Ryuichi Sakamoto – founder in 1978 of the Kraftwerkian electronic ensemble, Yellow Magic Orchestra, musical chameleon of post-Punk Synth-Pop, Oscar-winning composer of the score for Bernardo Bertolucci’s film The Last Emperor (1987) – has throughout his career perfected a musical language in which the yearning melancholy of western romanticism is tempered and further honed by oriental delicacy. His soundtrack for Nagisa Oshima’s film Merry Christmas Mr. Lawrence (1983) in which he also played a starring role, contained perhaps one of modern cinema’s most haunting sections of musical scoring, subsequently released (with lyrics and vocal by Sakamoto’s friend and collaborator, David Sylvian) under the title Forbidden Colours (1983).

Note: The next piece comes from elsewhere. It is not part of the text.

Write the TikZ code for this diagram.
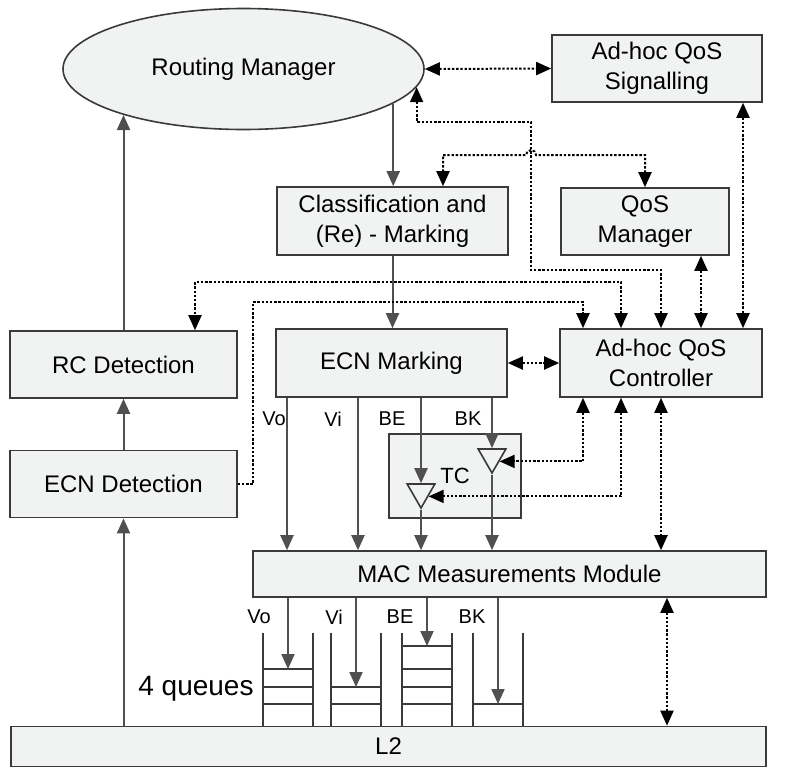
\documentclass[tikz,border=0pt]{standalone}
\usepackage{fontspec}
\setmainfont{Liberation Sans}
\usepackage{tikz}
\usetikzlibrary{positioning}
\usetikzlibrary{shapes.geometric}
\usetikzlibrary{arrows.meta}
\definecolor{boxgray}{HTML}{F1F2F2}
\definecolor{linegray}{HTML}{3A3A3A}
\definecolor{flowgray}{HTML}{505050}
\tikzstyle{block} = [rectangle, minimum height=67pt, text centered, align=center, draw=linegray, fill=boxgray, line width=1.6, inner sep=0pt, font=\fontsize{24}{30}\selectfont]
\tikzstyle{ellipse1} = [ellipse, minimum width=361pt, minimum height=121pt, text centered, draw=linegray, fill=boxgray, line width=1.6, inner sep=0pt, font=\fontsize{24}{30}\selectfont]
\tikzstyle{shaper} = [regular polygon, regular polygon sides=3, shape border rotate=180, minimum size=32pt, inner sep=0pt, draw=linegray, fill=boxgray, line width=1.6]
\tikzstyle{qlabel} = [font=\fontsize{20}{24}\selectfont, inner sep=0pt]
\tikzstyle{flow} = [->, draw=flowgray, line width=2]
\tikzstyle{ctrl} = [draw=black, line width=2, dash pattern=on 2.4pt off 1.8pt]

\begin{document}
\begin{tikzpicture}[x=1pt, y=-1pt, >={Triangle[length=15pt, width=13pt]}]
	\useasboundingbox (0,0) rectangle (800,774);
	\node[ellipse1](routing) at (243.5,69){Routing Manager};
	\node[block, minimum width=210pt](signalling) at (657,68.5){Ad-hoc QoS\\Signalling};
	\node[block, minimum width=231pt, minimum height=68pt](classif) at (392.5,221){Classification and\\(Re) - Marking};
	\node[block, minimum width=168pt](qosman) at (645,221.5){QoS\\Manager};
	\node[block, minimum width=227pt](rcdet) at (123.5,364.5){RC Detection};
	\node[block, minimum width=227pt, below=51pt of rcdet](ecndet){ECN Detection};
	\node[block, minimum width=231pt, minimum height=68pt](ecnmark) at (391.5,363){ECN Marking};
	\node[block, minimum width=202pt, minimum height=68pt](controller) at (661,363){Ad-hoc QoS\\Controller};
	\node[block, minimum width=132pt, minimum height=84pt, font=\fontsize{22}{26}\selectfont](tc) at (455,476){TC};
	\node[shaper](betri) at (421,492){};
	\node[shaper](bktri) at (492,457){};
	\node[block, minimum width=513pt, minimum height=46pt](mac) at (509.5,574){MAC Measurements Module};
	\node[block, minimum width=755pt, minimum height=40pt](l2) at (388.5,746.5){L2};
	\node[font=\fontsize{28}{32}\selectfont, inner sep=0pt](queues) at (196,689){4 queues};

	\foreach \lx/\ltxt in {274/Vo, 333/Vi, 392/BE, 468/BK}
		\node[qlabel](in\ltxt) at (\lx,419){\ltxt};
	\foreach \lx/\ltxt in {259/Vo, 334/Vi, 400/BE, 472/BK}
		\node[qlabel](out\ltxt) at (\lx,617){\ltxt};

	\coordinate (vo) at (287,0);
	\coordinate (vi) at (358,0);
	\coordinate (c1) at (583,0);
	\coordinate (c2) at (621,0);
	\coordinate (c3) at (661,0);
	\coordinate (c4) at (701,0);
	\coordinate (c5) at (743,0);
	\coordinate (c6) at (667,0);
	\coordinate (cm) at (443,0);
	\coordinate (rc) at (195,282);

	\foreach \qx/\qtop/\levels/\n in {263/669/{669,687,704}/vo, 331/687/{687,704}/vi, 402/646/{646,669,687,704}/be, 473/704/{704}/bk}{
		\draw[linegray, line width=1.6] (\qx,633) -- (\qx,727) (\qx+50,633) -- (\qx+50,727);
		\foreach \ly in \levels
			\draw[linegray, line width=1.6] (\qx,\ly) -- (\qx+50,\ly);
		\coordinate (q\n) at (\qx+25,\qtop);
		\draw[flow] (mac.south -| q\n) -- (q\n);
	}

	\draw[flow] (rcdet.north) -- (rcdet.north |- routing.201);
	\draw[flow] (ecndet.north) -- (rcdet.south);
	\draw[flow] (l2.north -| ecndet) -- (ecndet.south);
	\draw[flow] (routing.347) -- (routing.347 |- classif.north);
	\draw[flow] (classif.south) -- (classif.south |- ecnmark.north);
	\draw[flow] (ecnmark.south -| vo) -- (mac.north -| vo);
	\draw[flow] (ecnmark.south -| vi) -- (mac.north -| vi);
	\draw[flow] (ecnmark.south -| betri) -- (betri.north);
	\draw[flow] (betri.south) -- (betri.south |- mac.north);
	\draw[flow] (ecnmark.south -| bktri) -- (bktri.north);
	\draw[flow] (bktri.south) -- (bktri.south |- mac.north);

	\draw[ctrl, <->] (routing.east) -- (signalling.west);
	\draw[ctrl, <->] (signalling.south -| c5) -- (controller.north -| c5);
	\draw[ctrl, <->] (qosman.south -| c4) -- (controller.north -| c4);
	\draw[ctrl, <->] (routing.354) |- (531,122) |- (661,270) -- (controller.north -| c3);
	\draw[ctrl, <->] (classif.north -| cm) |- (526,155) arc[start angle=180, end angle=360, radius=5] -| (qosman.north);
	\draw[ctrl, <->] (controller.north -| c2) |- (rc) -- (rcdet.north -| rc);
	\draw[ctrl, ->] (ecndet.east) -| (253,302) -| (controller.north -| c1);
	\draw[ctrl, <->] (ecnmark.east) -- (controller.west);
	\draw[ctrl, <->] (controller.south -| c1) |- (bktri.side 1);
	\draw[ctrl, <->] (controller.south -| c2) |- (betri.side 1);
	\draw[ctrl, <->] (controller.south -| c3) -- (mac.north -| c3);
	\draw[ctrl, <->] (mac.south -| c6) -- (l2.north -| c6);
\end{tikzpicture}
\end{document}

It was with an audible gasp of recognition and delight, therefore, that the capacity audience for Sakamoto and Alva Noto’s Insen performance recognized the meticulously re-assembled notes of this iconic refrain, as they were drawn together with consumate poise, as though from nowhere, towards the closing moments of this 90 minute concert. The effect was at once monolithic and playful – its unashamed, filmic plangency allowed to both subsume and retrospectively adorn the cumulative structure of the preceding pieces.
With the soundscape of the music described on a rectilinear screen, translated into shifting patterns of minimal, topographic visual accompaniment, the intense partnership between Sakamoto’s refined romanticism and Alva Noto’s simultaneously deft and deferential electronic interventions, was as thrilling to witness as a virtuoso tightrope walk, and, ultimately, as emotionally pulverising. What you got was a compelling, architecturally assured abutment of opposites: at times an almost sub-sonic bass and the most icicle-like, Ravelesque shimmerings of piano chords; the bumps, clicks and pulses of white noise, underpinning what could have been the excised notes from a deconstructed keyboard study; acoustic resonance and digital urgency, human reverie and technological sleeplessness; of the desire for resolution and the condition of disruption. So carefully reduced to such elemental causes, the reconciliation of these opposing qualities – signed off, so to speak, with the enchanting flourish of Forbidden Colours – was a privilege to witness.